3.3 Don't ignore shipping and fulfillment costs
Shipping, picking, and handling costs can significantly affect the outcome of a discount strategy. Oversized shipments, split deliveries, or slow-moving inventory can erase the benefit from larger orders.
Quantity breaks can help move stock, but moving inventory is not the same as making money. Always check whether the price breakdown improves both inventory turnover and overall contribution margin.
4. How should ecommerce stores show and apply these discounts?
4.1 Show quantity breaks directly on the product page
Quantity breaks are often displayed as pricing tables, such as:
- 1-4 units: $X each
- 5-9 units: $Y each
- 10+ units: $Z each
This format helps shoppers understand the next threshold and decide whether adding more items is worth it.

Clear discount tiers.
Keep the table simple and focused. Too many tiers can create confusion, while thresholds that are too far apart may not influence buying behavior.
4.2 Apply volume discounts at the cart level
Volume discounts are better when eligibility depends on total order value, mixed items, customer groups or account rules. Because qualification is based on the entire basket, the cart is usually the most practical place to calculate and apply the price reduction. The cart stage should clearly show progress toward the threshold. Customers need to know why the price changed or how close they are to the next tier.
4.3 Check discount rules before launch
Before enabling any discount program, verify:
- Whether discounts stack with coupons or promo codes
- Whether sale items are eligible
- How loyalty rewards interact with the offer
- Whether applying tiered, graduated, or all-units pricing
These details can have a significant impact on both margins and customer expectations. A rule that looks modest at first can become expensive if combined with other promotions.
- If the price breakdown is meant to be visible and motivate bigger purchases, show it on the product page.
- If it is meant to reflect basket value, customer status, or negotiated pricing, keep it in the cart or account layer.
5. How do these pricing models change for B2B, wholesale, and distributors?
In B2B, buyers typically expect predictable pricing, approved terms, and account-specific agreements. As a result, wholesale discounts and contract pricing often play a bigger role than public quantity-break tables.
5.1 Wholesale volume discounts based on order size or annual spend
Wholesale programs businesses often reward customers for order value, monthly purchasing volume, or annual spend commitments. This can be useful to encourage repeat buying rather than a single large order. It also lets sellers separate self-serve promotional pricing from account-specific agreements.
5.2 Minimum order quantity and distributor pricing
For distributors, pricing is often tied to operational requirements such as:
- Minimum order quantities (MOQs): The smallest number of units a buyer must order.
- Case-pack quantities: Products must be ordered in full cases or packs, not individual units.
- Pallet-level orders: Pricing applies when orders are large enough to fill a pallet.
In these situations, discounts are designed to support efficient fulfillment as much as sales growth.

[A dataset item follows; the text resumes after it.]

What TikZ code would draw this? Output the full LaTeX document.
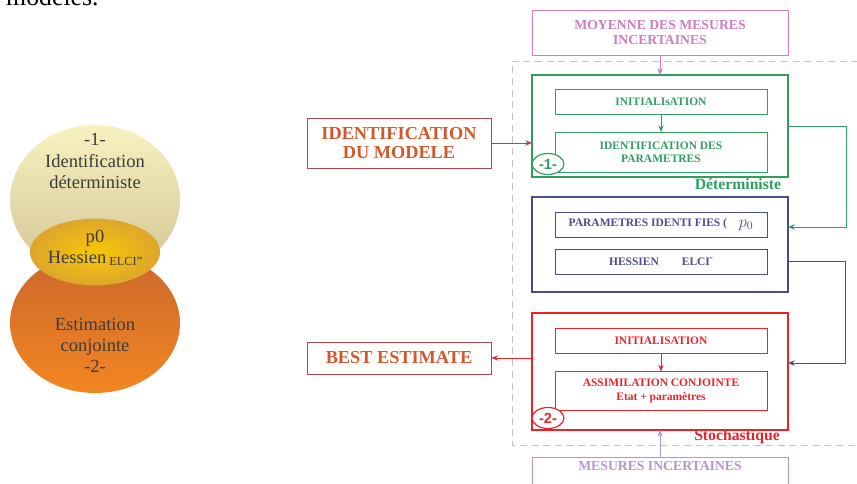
\documentclass[tikz,border=0pt]{standalone}
\usepackage{fontspec}
\setmainfont{Liberation Serif}
\newfontfamily\tagfont{Liberation Sans}
\usetikzlibrary{arrows.meta,shapes,positioning,calc}
\definecolor{detgreen}{HTML}{2F9E5E}
\definecolor{hesblue}{HTML}{4B4B8F}
\definecolor{stored}{HTML}{E8242A}
\definecolor{moypink}{HTML}{CC7DC4}
\definecolor{mesviolet}{HTML}{B596CC}
\definecolor{boxbrown}{HTML}{B24545}
\definecolor{txtorange}{HTML}{D2582C}
\definecolor{framegray}{HTML}{C9BCD9}
\definecolor{darktext}{HTML}{3C3C3C}
\definecolor{paletop}{HTML}{F8F2C0}
\definecolor{palebot}{HTML}{D3C394}
\definecolor{rusttop}{HTML}{CB672D}
\definecolor{rustbot}{HTML}{F38622}
\definecolor{goldin}{HTML}{F8C608}
\definecolor{goldout}{HTML}{DDA62C}
\tikzset{
    stage/.style={draw, line width=1.2pt, minimum width=7.68cm, inner sep=0pt, outer sep=0pt},
    task/.style={draw, line width=0.6pt, minimum width=6.36cm, minimum height=0.75cm, inner sep=0pt, outer sep=0pt, align=center, font=\fontsize{9.8}{11.5}\selectfont\bfseries},
    source/.style={draw, line width=0.8pt, minimum width=7.68cm, inner sep=0pt, align=center, font=\fontsize{11.7}{13.5}\selectfont\bfseries},
    result/.style={draw=boxbrown, line width=0.8pt, text=txtorange, minimum width=5.52cm, inner sep=0pt, align=center, font=\fontsize{15.6}{17}\selectfont\bfseries},
    tag/.style={draw, ellipse, line width=1pt, minimum width=0.96cm, minimum height=0.63cm, inner sep=0pt, font=\tagfont\bfseries\fontsize{12.5}{13}\selectfont},
    flow/.style={-{Stealth[length=2mm, width=1.6mm]}, line width=0.8pt},
    blob/.style={ellipse, text=darktext, align=center, font=\fontsize{15.8}{18}\selectfont}
}

\begin{document}
\begin{tikzpicture}[x=0.03cm, y=-0.03cm]
\useasboundingbox (0,0) rectangle (857,484);

% bout de texte coupe en haut
\node[anchor=base west, inner sep=0pt, font=\fontsize{22}{24}\selectfont] (mots) at (6,6) {modèles.};

% les deux cercles
\node[ellipse, minimum width=5.1cm, minimum height=4.5cm, top color=paletop, bottom color=palebot] (cercleA) at (95,200) {};
\node[ellipse, minimum width=5.1cm, minimum height=4.2cm, top color=rusttop, bottom color=rustbot] (cercleB) at (95,323) {};
\node[ellipse, minimum width=3.9cm, minimum height=2cm, inner color=goldin, outer color=goldout] (lentille) at (95,252) {};
\node[blob] (txtA) at (95,161) {-1-\\Identification\\déterministe};
\node[blob] (txtL) at (95,248) {p0\\Hessien\,\raisebox{-2pt}{\fontsize{10.5}{11}\selectfont ELCI"}};
\node[blob] (txtB) at (95,345) {Estimation\\conjointe\\-2-};

% cadre pointille
\draw[framegray, dashed, dash pattern=on 6pt off 4pt, line width=0.8pt] (870,61) -| (512,445) -- (870,445);

% entrees
\node[source, draw=moypink, text=moypink, minimum height=1.35cm] (moyenne) at (660,32.5) {MOYENNE DES MESURES\\INCERTAINES};
\node[source, draw=mesviolet, text=mesviolet, minimum height=1.1cm] (mesures) at (660,476) {MESURES INCERTAINES\\[4pt]};

% etape deterministe
\node[stage, draw=detgreen, minimum height=3.06cm] (det) at (660,126) {};
\node[task, draw=detgreen, text=detgreen] (init1) at (661,101.5) {INITIALIsATION};
\node[task, draw=detgreen, text=detgreen, minimum height=1.2cm, below=0.54cm of init1] (ident) {IDENTIFICATION DES\\PARAMETRES};
\node[tag, draw=detgreen, text=detgreen, fill=white] (tag1) at (548,164) {-1-};
\node[text=detgreen, font=\fontsize{13.4}{15}\selectfont\bfseries] (detlbl) at (738,184) {Déterministe};

% parametres identifies
\node[stage, draw=hesblue, minimum height=2.85cm] (params) at (660,244.5) {};
\node[task, draw=hesblue, text=hesblue] (pident) at (661,224.5) {PARAMETRES IDENTI FIES (\quad\raisebox{-1pt}{\fontsize{14}{15}\selectfont$p_0$}};
\node[task, draw=hesblue, text=hesblue, below=0.36cm of pident] (hess) {HESSIEN\qquad ELCI\raisebox{3pt}{\tiny"}};

% etape stochastique
\node[stage, draw=stored, minimum height=3.51cm] (sto) at (660,371.5) {};
\node[task, draw=stored, text=stored] (init2) at (661,341) {INITIALISATION};
\node[task, draw=stored, text=stored, minimum height=1.17cm, below=0.54cm of init2] (assim) {ASSIMILATION CONJOINTE\\Etat + paramètres};
\node[tag, draw=stored, text=stored, fill=white] (tag2) at (548,418) {-2-};
\node[text=stored, font=\fontsize{13.4}{15}\selectfont\bfseries] (stolbl) at (737,437) {Stochastique};

% sorties a gauche
\node[result, minimum height=1.5cm] (modele) at (399,143) {IDENTIFICATION\\DU MODELE};
\node[result, minimum height=0.96cm] (best) at (399,358) {BEST ESTIMATE};

% fleches
\draw[flow, boxbrown] (modele.east) -- (modele.east -| det.west);
\draw[flow, stored] (sto.west |- best.east) -- (best.east);
\draw[flow, moypink] (moyenne.south) -- (det.north);
\draw[flow, mesviolet] (mesures.north) -- (sto.south);
\draw[flow, detgreen] (init1.south) -- (ident.north);
\draw[flow, stored] (init2.south) -- (assim.north);
\draw[flow, detgreen] (det.east) -- ++(58,0) |- ($(params.east)+(0,-17.5)$);
\draw[flow, hesblue] (hess.east -| params.east) -- ++(57,0) |- ($(sto.east)+(0,-8.5)$);
\end{tikzpicture}
\end{document}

5.3 Contract pricing for approved accounts
Customer-specific pricing provides more flexibility and control than a single public discount structure. Benefits of contract pricing include:
- Showing special pricing only to approved customers
- Protecting wholesale rates from retail shoppers
- Supporting different pricing agreements across accounts
- Making exceptions easier to manage
6. Which discount structure should you choose for your business?
6.1 Match the discount to customer behavior
Do not try to copy competitors. The best discount structure is the one that supports how your customers actually buy.
- Use quantity breaks when buyers regularly shop for multiple units of the same SKU.
- Use volume discounts when purchasers buy several products or increase spending over time.
- If margins are tight, keep discount tiers conservative and test profitability before expanding them.
6.2 Decide whether the rule belongs to a product or the cart
Ask where the decision should live.
If the discount rule belongs to one product, keep it at the SKU level.
- If the discount rule belongs to one product, keep it at the SKU level.
- If it depends on the full cart, customer account, or annual relationship, use a cart-level or account-level rule.
It determines how transparent the price is and how much control you keep over the offer.
6.3 Consider how much flexibility you need
If you want a self-serve upsell, use visible quantity tiers.
If you need strict eligibility, apply customer groups, contract terms, or account-based pricing.
If you need both, consider hybrid setup: public quantity breaks for standard buyers and private volume pricing for approved accounts.
👉 Final recommendation: If you are unsure, start with the narrowest rule that achieves your goal. It is easier to widen a discount later than to recover margins after an overly generous one.
Conclusion
The best pricing structure between quantity breaks and volume discounts is the one that aligns with how your customers buy. If the goal is to sell more of a specific product, quantity breaks are often the most direct solution. If the goal is to increase order value, reward larger accounts, or support wholesale pricing, broader volume discounts may be a better fit.
Whatever structure you choose, keep the rules simple, measure the results, and expand only when the numbers support it. A successful discount should create profitable growth, not just more sales.
FAQs
1. What is the difference between quantity breaks and volume discounts?
Quantity breaks usually refer to specific price tiers based on the number of units bought. Volume discounts are a broader term for discounts given when a customer buys more, which can be based on units, total order value, customer spend, or long-term purchase volume.
2. How do quantity breaks usually appear to customers?
They often appear as a pricing table on the product page. This makes the discount visible before the customer adds items to the cart and encourages them to buy more.
3. Can volume discounts apply across multiple products?
Yes. Volume discounts can apply to the total cart value, total number of items, product category, customer account, or total purchases over a period of time. Quantity breaks are more often tied to the quantity of one specific SKU or product variant.